Furthermore, not a single one of you whistle-blew about your actions for over a year. This makes you as complicit as the Downing Street security police and indicates that your intention was to keep the story buried for perpetuity. Without Pippa Crerar’s scoop we’d be none the wiser. Distancing yourself by blaming Johnson, the system, misogyny, or human frailty, simply doesn’t cut it. You were part of the carnage.
And yet, endowed with the confidence and eloquence of your excellent education, you, and others, use the Inquiry to duck and twist with elegantly contrived excuses and faux apologies. The shocking story of your rumbled parties slips effortlessly behind another, less personally recriminating, story about ‘failures beyond your control’.
At the end of the day
The Covid Inquiry is a hideous exposé of the government’s true view of us as collateral damage, and their privileged sense of entitlement and rule-exemption. Whereas, in normal times, they make token efforts to keep their inhumanity under wraps and their political correctness polished, the pandemic crisis brought out the ‘full Bullingdon’. Their chaotic, morally indifferent response was not an aberration. It tore the lid off their inner raison d’être for all to see and Partygate was its crowning moment of transparency.

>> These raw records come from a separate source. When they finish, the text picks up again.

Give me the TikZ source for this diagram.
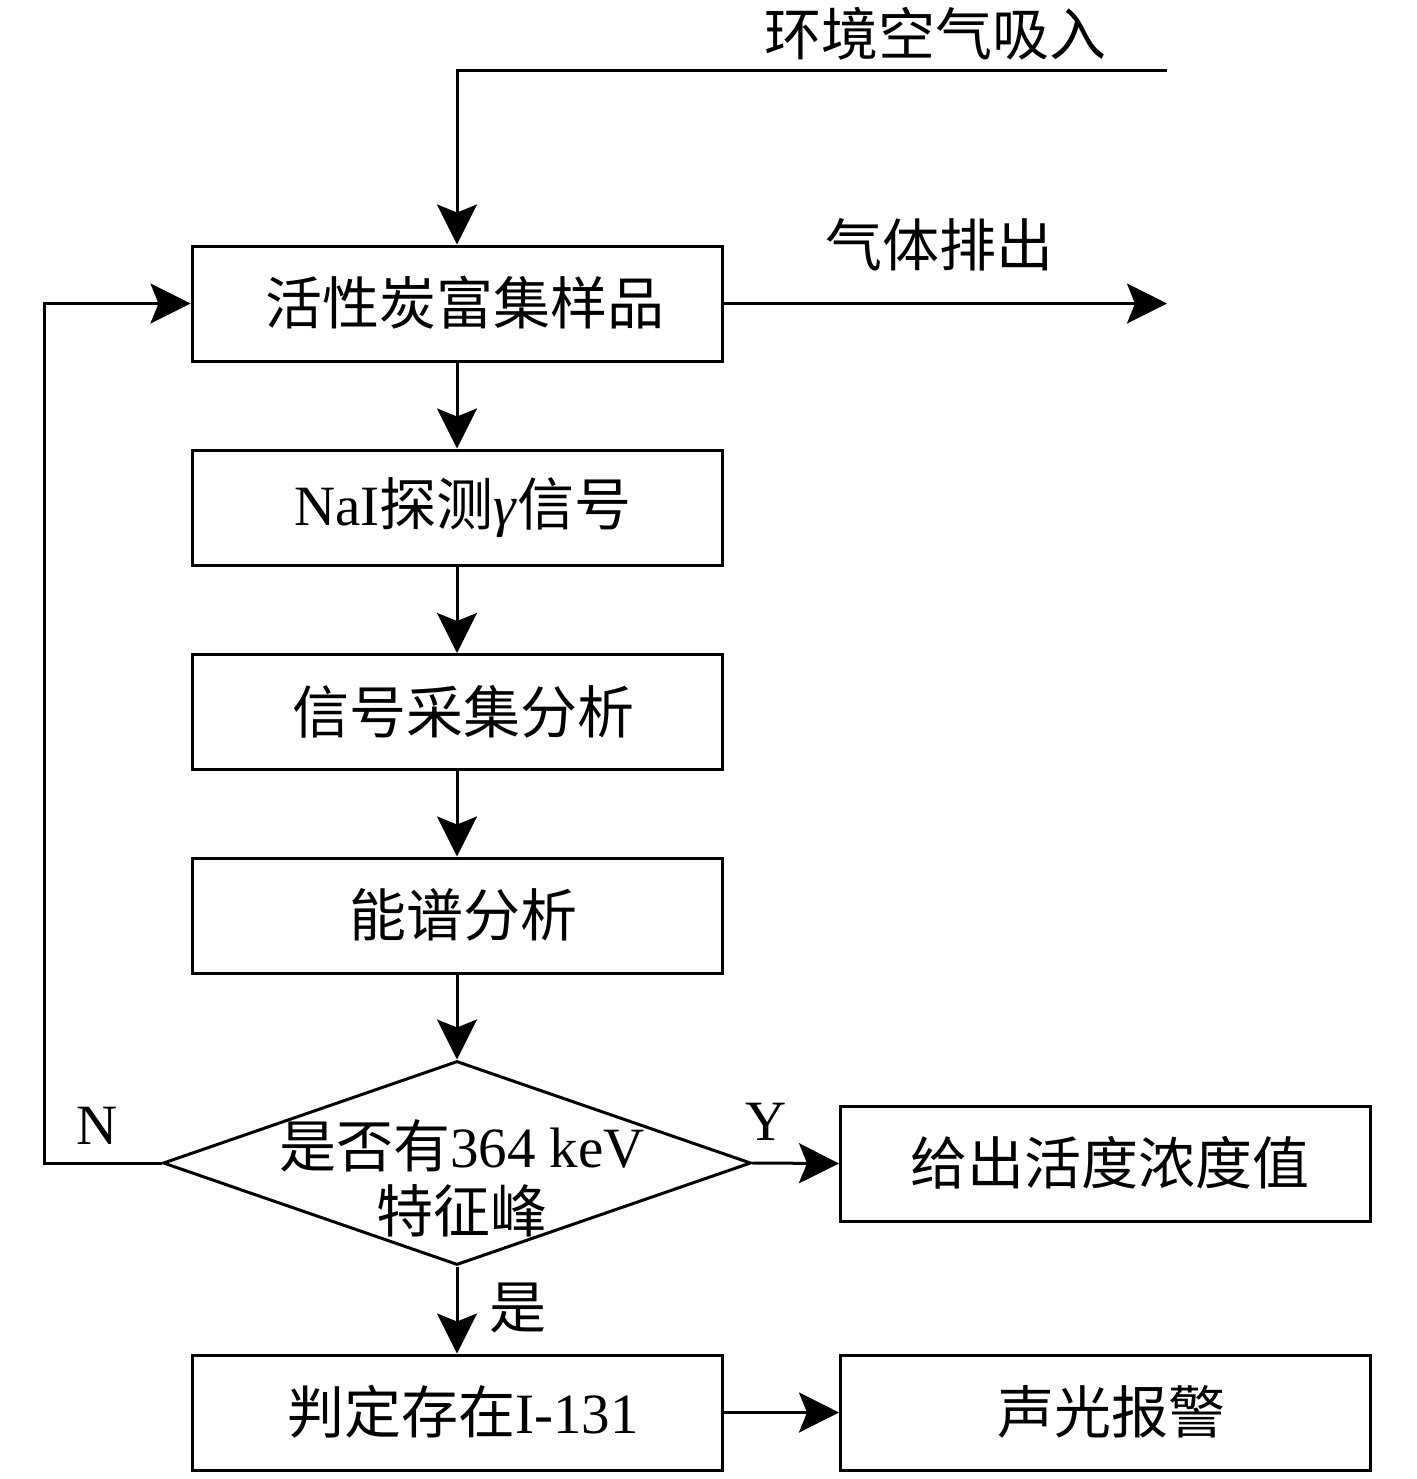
\documentclass[tikz,border=0pt]{standalone}
\usepackage{fontspec}
\setmainfont{Liberation Serif}
\newfontfamily\cjk{Noto Sans CJK SC}
\usetikzlibrary{arrows.meta,shapes.geometric}
\begin{document}
\begin{tikzpicture}[x=0.5pt,y=-0.5pt,
  every node/.style={font=\fontsize{28.5}{32.5}\selectfont},
  stepbox/.style={draw,line width=1.5pt,minimum width=265pt,minimum height=57.5pt,inner sep=0pt},
  decbox/.style={draw,diamond,line width=1.5pt,minimum width=294pt,minimum height=102pt,inner sep=0pt},
  plain/.style={inner sep=0pt},
  conn/.style={line width=1.5pt,-{Stealth[length=20pt,width=20pt,inset=4pt]}},
  wire/.style={line width=1.5pt}]
\useasboundingbox (0,0) rectangle (1417,1479);

\node[stepbox] (b1) at (457,303.5) {};
\node[plain] (t1) at (465,303) {\cjk 活性炭富集样品};
\node[stepbox] (b2) at (457,507.5) {};
\node[plain] (t2) at (463,508) {NaI{\cjk 探测}\textit{γ}{\cjk 信号}};
\node[stepbox] (b3) at (457,712) {};
\node[plain] (t3) at (463,712) {\cjk 信号采集分析};
\node[stepbox] (b4) at (457,915.5) {};
\node[plain] (t4) at (463,915) {\cjk 能谱分析};
\node[decbox] (dec) at (457,1163) {};
\node[plain,align=center] (dt) at (462,1178) {{\cjk 是否有}364 keV\\{\cjk 特征峰}};
\node[stepbox] (yes) at (1105.5,1163.5) {};
\node[plain] (tyes) at (1110,1163) {\cjk 给出活度浓度值};
\node[stepbox] (b5) at (457,1412.5) {};
\node[plain] (t5) at (463,1412) {{\cjk 判定存在}I-131};
\node[stepbox] (alarm) at (1105.5,1412.5) {};
\node[plain] (t6) at (1111,1412) {\cjk 声光报警};

\node[plain] (lin) at (935,34) {\cjk 环境空气吸入};
\node[plain] (lout) at (939,245) {\cjk 气体排出};
\node[plain] (ln) at (97,1126) {N};
\node[plain] (ly) at (766,1122) {Y};
\node[plain] (lshi) at (518,1308) {\cjk 是};

\coordinate (cin) at (1167,70);
\coordinate (cout) at (1167,303.5);
\coordinate (cloop) at (44,1163);

\draw[conn] (cin) -| (b1.north);
\draw[conn] (b1.east) -- (cout);
\draw[conn] (b1.south) -- (b2.north);
\draw[conn] (b2.south) -- (b3.north);
\draw[conn] (b3.south) -- (b4.north);
\draw[conn] (b4.south) -- (dec.north);
\draw[conn] (dec.east) -- (yes.west);
\draw[conn] (dec.south) -- (b5.north);
\draw[conn] (b5.east) -- (alarm.west);
\draw[conn] (dec.west) -- (cloop) |- (b1.west);
\end{tikzpicture}
\end{document}
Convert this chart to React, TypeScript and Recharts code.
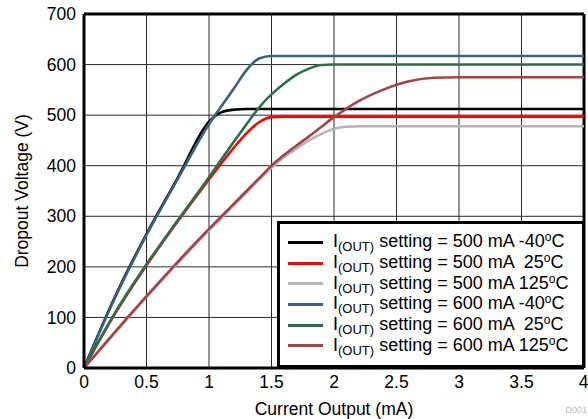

So, Ms MacNamara, behind the excuses given so far at the Inquiry, the gas-lighting to come, and the comforting appeals to ‘lessons learnt’, one thing must be kept resolutely and unfailingly in sight. Your protective buck-passing, your burial of Partygate, and your eventual apology after being caught, makes you all culpable. This is what should be all over the headlines, Ms MacNamara, and is what we should not forget.